Séparer les investissements domestiques de la gestion des revenus des ressources naturelles
Enfin, des règles opérationnelles plus précises pourraient contribuer à renforcer la gouvernance du fonds. Il pourrait notamment s’agir de séparer ses investissements domestiques de sa gestion des revenus des ressources naturelles, d’introduire un code de conduite global, d’interdire certains investissements risqués et d’appliquer des règles plus claires s’agissant des conditions et du calendrier de versement des dividendes à l’État.
Un autre élément important de la gestion des revenus pétroliers et gaziers du Sénégal est la société pétrolière nationale, Petrosen. Cette société détient des participations de 10 % et 18 % dans les projets GTA et Sangomar respectivement, et percevra sa quote-part de revenus en sa qualité de membre de la coentreprise (joint-venture) au même titre que les sociétés pétrolières internationales (ainsi que d’autres revenus fiscaux), dont une partie pourra être réinvestie dans le secteur. Certes, elle a très récemment amélioré sa transparence, en publiant ses états financiers et une certification de vérification indépendante de son dernier bilan, elle pourrait toutefois encore renforcer sa gouvernance, par exemple en devenant encore plus transparente, en nommant des administrateurs indépendants au Conseil d’administration, en rationalisant son mandat pour se concentrer sur ses compétences essentielles et en clarifiant la part des recettes qu’elle reversera à l’État.

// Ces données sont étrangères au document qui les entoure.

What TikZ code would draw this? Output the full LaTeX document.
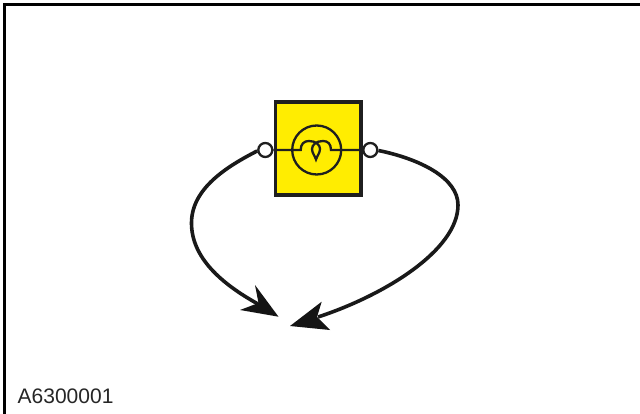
\documentclass[tikz,border=0pt]{standalone}
\usepackage{fontspec}
\setmainfont{Liberation Sans}
\tikzset{
  framestroke/.style={line width=3pt,black},
  boxstyle/.style={draw=black!88,line width=3.6pt,fill=yellow!95!orange,minimum width=85.5pt,minimum height=93pt,inner sep=0pt},
  lampring/.style={circle,draw=black!88,line width=2.3pt,minimum size=49pt,inner sep=0pt},
  terminal/.style={circle,draw=black!88,line width=2.3pt,fill=white,minimum size=14pt,inner sep=0pt},
  wire/.style={draw=black!88,line width=2.3pt},
  leader/.style={draw=black!90,line width=3.6pt},
  headfill/.style={fill=black!92,draw=none}
}
\begin{document}
\begin{tikzpicture}[x=1pt,y=-1pt]
\useasboundingbox (0,0) rectangle (640,414);
\fill[white] (0,0) rectangle (640,414);
\draw[framestroke] (4.3,414) -- (4.3,4.5) -- (640,4.5);
\node[boxstyle] (box) at (318.2,148.5) {};
\node[lampring] (lamp) at (316.7,150) {};
\coordinate (lw) at (300.7,150);
\coordinate (rw) at (331,150);
\coordinate (lh) at (258,304);
\coordinate (rh) at (318,317);
\node[terminal] (tl) at (265.3,150) {};
\node[terminal] (tr) at (370.3,150) {};
\draw[wire] (tl.east) -- (lw) .. controls (300.7,144) and (304,141) .. (309,141)
  .. controls (316,141) and (320,145) .. (320,149) .. controls (320,153) and (317,156) .. (316,159.5)
  .. controls (315,156) and (312,153) .. (312,149) .. controls (312,145) and (316,141) .. (323,141)
  .. controls (328,141) and (331,144) .. (rw) -- (tr.west);
\draw[leader] (tl.west) ++(0,1) .. controls (228,166) and (191.5,188) .. (191.5,223)
  .. controls (191.5,258) and (222,284) .. (lh);
\draw[leader] (tr.east) ++(0,0.5) .. controls (420,159) and (458,178) .. (458,205)
  .. controls (458,250) and (385,295) .. (rh);
\fill[headfill] (278.5,316.7) -- (255,285) -- (258.5,303) -- (240,310) -- cycle;
\fill[headfill] (290,326) -- (321.7,301.7) -- (317,317) -- (330,330) -- cycle;
\node[anchor=base west,inner sep=0pt,font=\fontsize{21}{24}\selectfont,text=black!85] (code) at (17.5,403) {A6300001};
\end{tikzpicture}
\end{document}
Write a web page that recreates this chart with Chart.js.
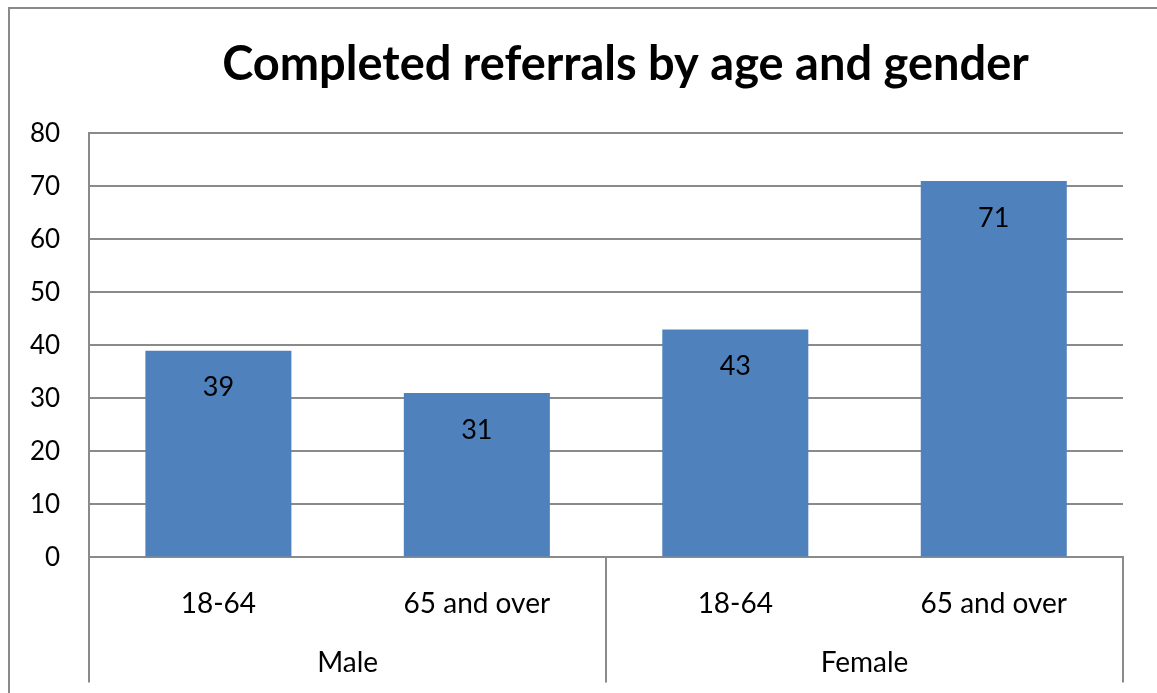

Quant au partage d’un certain montant de ses revenus pétroliers et gaziers avec les collectivités locales, il serait opportun pour d’adopter des règles afférentes. Ce problème se pose, car certaines communautés de pêcheurs ont fait part de leurs préoccupations quant aux impacts négatifs des projets offshore Grand Tortue Ahmeyim GTA et Sangomar sur leurs moyens de subsistance. La gestion des revenus pétroliers et gaziers du Sénégal gagnerait à être renforcée dans la transparence. Les politiques macroéconomiques pour la gestion des recettes tirées de l’exploitation du pétrole et du gaz, ainsi que la gouvernance du Fonsis et de Petrosen devraient s’inscrire dans ce sens, pour tirer le meilleur parti des ressources pétrolières et gazières du pays.
Last but not least, à l’instar de l’Algérie et sa Sonatrach, de l’Arabie saoudite et Aramco… le Sénégal qui forme déjà des ingénieurs et techniciens des métiers des hydrocarbures pourra se réserver les périmètres à plus forte teneur et devenir à très court terme un grand producteur.